Range Rover Hybrid: First drive on Silk Trail prototype shakedown
For many manufacturers, the ultimate engineering test comes in the form of endless laps of the Nordschleife – but the Range Rover has always been capable of seeking out its very own ‘green hell’. Since the late 60s, developmental Range Rovers (badged ‘Velar’ in early cases) have undertaken demanding expeditions to unearth any on-the-limit problems before final approval. In 1969, a Velar toured Africa for the Minitrek mission, and 1971-72 saw British Army regiments given a pair of Range Rovers to complete a Trans-American expedition, which included the famous ‘uncrossable’ swamplands of the Darién Gap.
The Silk Trail: Anything but smooth
Still proudly bearing their scars, these historic Rangies lined up to see off their Hybrid descendants – the latter equipped with the necessary roof racks, jerry cans, ramps and impressive, flush-fitting winches. The daunting ‘road’ trip ahead is largely made up of the Silk Trail: the 4,000-mile route connecting Asia and Europe, named as a result of the Chinese silk trade which operated along its length between the 1st and 14th Centuries. But before embarking, it’s time to see if electrification has impinged on the Mark IV’s off-roading abilities, using Land Rover’s on-site proving ‘Jungle Track’.
"It subconsciously trains you to dab the brake pedal more softly and earlier in order to maximise results..."

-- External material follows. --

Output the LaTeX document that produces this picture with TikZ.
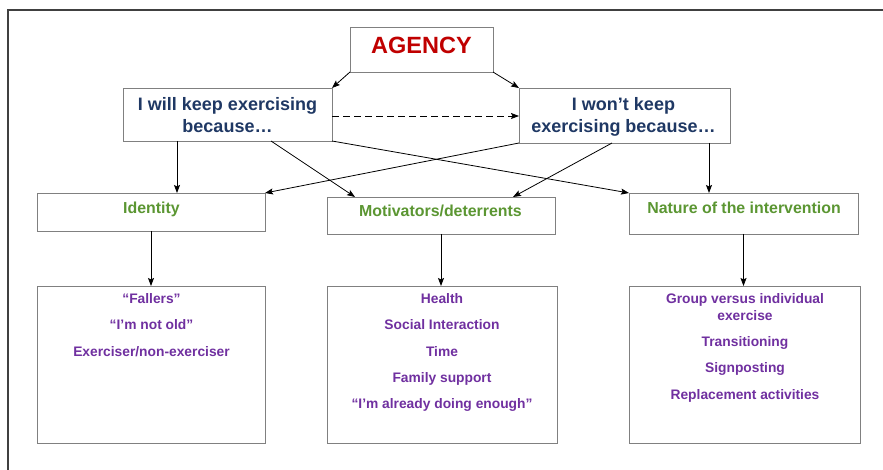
\documentclass[tikz,border=0pt]{standalone}
\usepackage{fontspec}
\setmainfont{Liberation Sans}
\usetikzlibrary{arrows.meta}
\definecolor{agred}{HTML}{C00000}
\definecolor{agblue}{HTML}{1F3864}
\definecolor{aggreen}{HTML}{5B9632}
\definecolor{agpurple}{HTML}{7030A0}
\definecolor{boxgray}{HTML}{808080}
\definecolor{framegray}{HTML}{404040}
\begin{document}
\begin{tikzpicture}[x=1pt,y=-1pt,
  box/.style={draw=boxgray, line width=0.9pt, inner sep=0pt, outer sep=0pt, fill=white},
  arr/.style={-{Stealth[length=8pt,width=6pt,inset=1.5pt]}, line width=0.8pt, black},
  titletxt/.style={font=\fontsize{23.5}{27}\selectfont\bfseries, text=agred, inner sep=0pt, anchor=base},
  headtxt/.style={font=\fontsize{18}{21.7}\selectfont\bfseries, text=agblue, inner sep=0pt, anchor=base, align=center},
  cattxt/.style={font=\fontsize{15.9}{19}\selectfont\bfseries, text=aggreen, inner sep=0pt, anchor=base},
  itemtxt/.style={font=\fontsize{13.8}{16.7}\selectfont\bfseries, text=agpurple, inner sep=0pt, anchor=base, align=center}]
\useasboundingbox (0,0) rectangle (883,470);
\fill[white] (0,0) rectangle (883,470);
% frame
\draw[framegray, line width=1.1pt] (8,470) -- (8,10) -- (883,10);
% boxes
\node[box, minimum width=143pt, minimum height=45pt] (ag) at (421.5,49.5) {};
\node[box, minimum width=209pt, minimum height=53pt] (will) at (227.5,114.5) {};
\node[box, minimum width=211pt, minimum height=55pt] (wont) at (624.5,115.5) {};
\node[box, minimum width=228pt, minimum height=38pt] (idb) at (151,212) {};
\node[box, minimum width=228pt, minimum height=37pt] (mot) at (441,215.5) {};
\node[box, minimum width=229pt, minimum height=41pt] (nat) at (743.5,213.5) {};
\node[box, minimum width=228pt, minimum height=157pt] (fal) at (151,364.5) {};
\node[box, minimum width=230pt, minimum height=157pt] (hea) at (442,364.5) {};
\node[box, minimum width=231pt, minimum height=157pt] (grp) at (744.5,364.5) {};
% texts (multi-line nodes: base anchor is the last line's baseline)
\node[titletxt] (agt) at (421.5,53.3) {AGENCY};
\node[headtxt] (willt) at (227.5,132.7) {I will keep exercising\\because…};
\node[headtxt] (wontt) at (623.5,132.7) {I won’t keep\\exercising because…};
\node[cattxt] (idt) at (151.5,213.4) {Identity};
\node[cattxt] (mott) at (440.5,216.7) {Motivators/deterrents};
\node[cattxt] (natt) at (744,213.3) {Nature of the intervention};
\node[itemtxt] (falt) at (151.5,356.1) {“Fallers”\\[9.7pt]“I’m not old”\\[9.7pt]Exerciser/non-exerciser};
\node[itemtxt] (heat) at (442,408.9) {Health\\[9.7pt]Social Interaction\\[9.7pt]Time\\[9.7pt]Family support\\[9.7pt]“I’m already doing enough”};
\node[itemtxt] (grpt) at (745,399.2) {Group versus individual\\exercise\\[9.7pt]Transitioning\\[9.7pt]Signposting\\[9.7pt]Replacement activities};
% connectors
\draw[arr] (ag.south west) -- (will.north east);
\draw[arr] (ag.south east) -- (wont.north west);
\draw[arr, dash pattern=on 7pt off 4pt] ([yshift=-1.5pt]will.east) -- ([yshift=-1.5pt]will.east -| wont.west);
\draw[arr] ([xshift=54pt]will.south west) -- ([xshift=140pt]idb.north west);
\draw[arr] ([xshift=148pt]will.south west) -- ([xshift=28pt]mot.north west);
\draw[arr] (will.south east) -- (nat.north west);
\draw[arr] (wont.south west) -- (idb.north east);
\draw[arr] ([xshift=93pt]wont.south west) -- ([xshift=-42pt]mot.north east);
\draw[arr] ([xshift=-21pt]wont.south east) -- ([xshift=80pt]nat.north west);
\draw[arr] (idb.south) -- (fal.north);
\draw[arr] (mot.south) -- (mot.south |- hea.north);
\draw[arr] (nat.south) -- (nat.south |- grp.north);
\end{tikzpicture}
\end{document}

Amazingly, the Hybrid’s only compromise has been a 120kg weight increase over the TDV6 model on which it’s based – wading depth and ground clearance remain unchanged, thanks in part to a boron steel case for the liquid-cooled battery. Much more relevant than the weight gain is the way in which the Hybrid system chips in to iron out flat spots in the torque curve, the task of attacking the Jungle Track’s inclines, sideslopes, stairs and tipping bridge becoming more measured as a result.
Although the first leg of the route – from Solihull to Brussels, via London – will be one of the tamer stretches, it still gives us a chance to evaluate the Hybrid’s performance in the ‘real world’ of motorway jaunts and city scrambles. Electric assistance helps boost performance to a similar level as the TDV8, while the only dip in refinement comes courtesy of the wind noise generated by our expedition-spec roof rack and accompaniments – and the excited back-seat chatter from the Land Rover engineers proudly revelling in their creation’s maiden voyage.
Anticipation = reward
Unlike many hybrids, the related instrumentation is executed in a classy manner - something we've grown to expect from a Range Rover. A subtle dial shows you how much kinetic energy you’re harvesting while braking, subconsciously training you to dab the left pedal (it's an 8-speed automatic) more softly and earlier in order to maximise results. You’re rewarded with up to a mile of electric-only drive when the meter maxes out. Land Rover suggests this function could be used for anything from overtaking horses on a country lane, to arriving home late at night with no more than a crunch of gravel. It's truly surreal, a car with such physical presence moving in complete silence.
With prices yet to be announced, it remains to be seen whether a Hybrid Range Rover makes financial sense but, without a doubt, it’s a masterstroke in uncompromised engineering. For now, its ultimate test lies in the prototypes making it to Mumbai – we’ll be rejoining the tour near the finish line in a few weeks' time.